Baude contrasts these events with the sort of maneuvering that Karlan is objecting to: taking advantage of the filibuster and Electoral College to thwart majorities indefinitely, and passing voting legislation for partisan advantage. “But at least,” he says, “those are the rules of the game, constrained by the rule of law.” The “baseless objections” and appeals to the Vice President, on the other hand, are the acts of the “real enemies of democracy, … those who try to ignore the rules of the game after they have already lost it.” This distinction doesn’t seem to do the work Baude thinks it does. Baseless or not, the objections raised by members of Congress violated no law or House or Senate rule. They were perfectly within the rules, not outside of them. And nothing in the text of the Constitution makes clear that “[t]he President of the Senate,” in “open[ing] all the Certificates,” has no role in determining which of them “shall then be counted.”

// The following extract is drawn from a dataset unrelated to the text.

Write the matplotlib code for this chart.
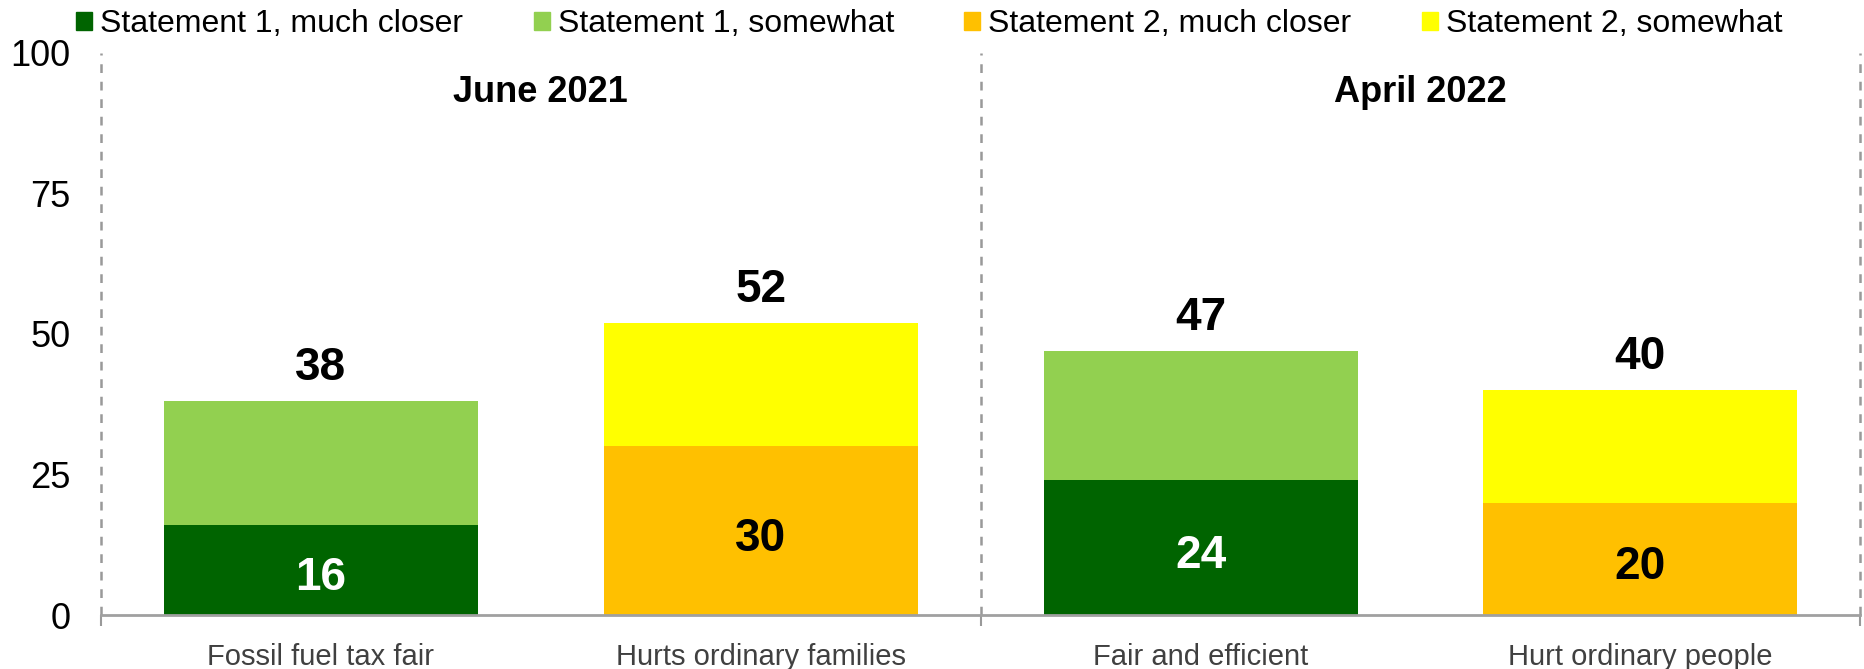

What makes both the baseless objections, and the notion that the Vice President might get the power to choose which votes for his own office should count, dangerous is that both of those actions are utterly inconsistent with fundamental democratic norms that are not written into the Constitution. The Constitution provides mechanisms, but doesn’t tell people what to believe. And if they don’t believe in respecting electoral majorities, then they won’t.

Baude’s reference to the “rules of the game” is informative. As game scholars have noted, all games have implicit rules—understandings between the players that constrain their actions, just like the formal rules, but are not typically specified in advance. Take Monopoly, for example. Here’s what the rules of Monopoly say about moving: “Place your token on the corner marked ‘GO,’ throw the dice and move your token in the direction of the arrow the number of spaces indicated by the dice.” Nothing in the rules of Monopoly puts any time limit on how long a player can take to roll the dice. A player with a high tolerance for delay could simply hold the dice as long as she wants, until the other players forfeit. There’s no rule against it.

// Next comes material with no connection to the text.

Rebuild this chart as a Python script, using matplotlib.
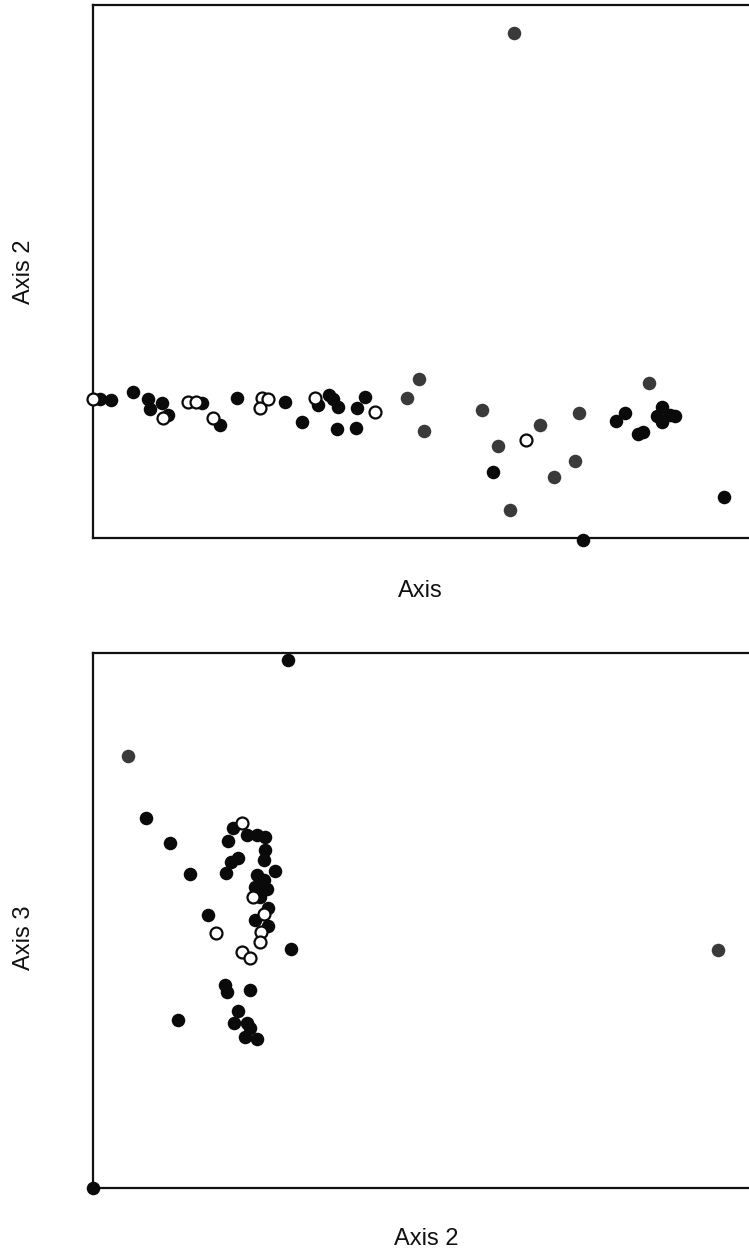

Or take the Banker. Here’s what the rules say: “A Banker who plays in the game must keep his/her personal funds separate from those of the Bank.” But there’s no rule against the Banker dealing properties to herself, or short-changing other players, or any number of other shenanigans. It’s simply understood that the Banker acts as a fiduciary, not as a player, in operating the Bank, but there’s no rule that requires that.

Baude suggests that the way to defeat attacks on democracy like the state legislature end-run, or the baseless objector, or the choosy Vice President, is strengthening a commitment to legal formalism: the theory that judges and other legal actors can and should apply “the law” without consideration of the substantive outcome. “A very strong norm,” he offers, “of saying ‘I’m sorry, those are the rules, and we don’t accept special pleading’ turns out to be a very useful thing to have during an emergency….” But “the rules” aren’t transmitted into our heads fully formed like some sort of heavenly pronouncement. They’re more like the Oracle of Delphi, and thus will always be subject to “crafty lawyering” and “technicalities.” A statement like “those are the rules” is in fact exactly the wrong response to the Monopoly player taking 24 hours to make a move. More apt would be, “that’s contrary to the whole point of playing this game.”

It turns out that the law is not what is keeping us safe from the enemies of democracy. What’s keeping us safe is the dwindling number of government officials, including judges, who, much like Bankers in Monopoly, take their fiduciary duties of acting in the public interest seriously—a “thin black line,” as it were. Once that line is gone, formalism won’t save us.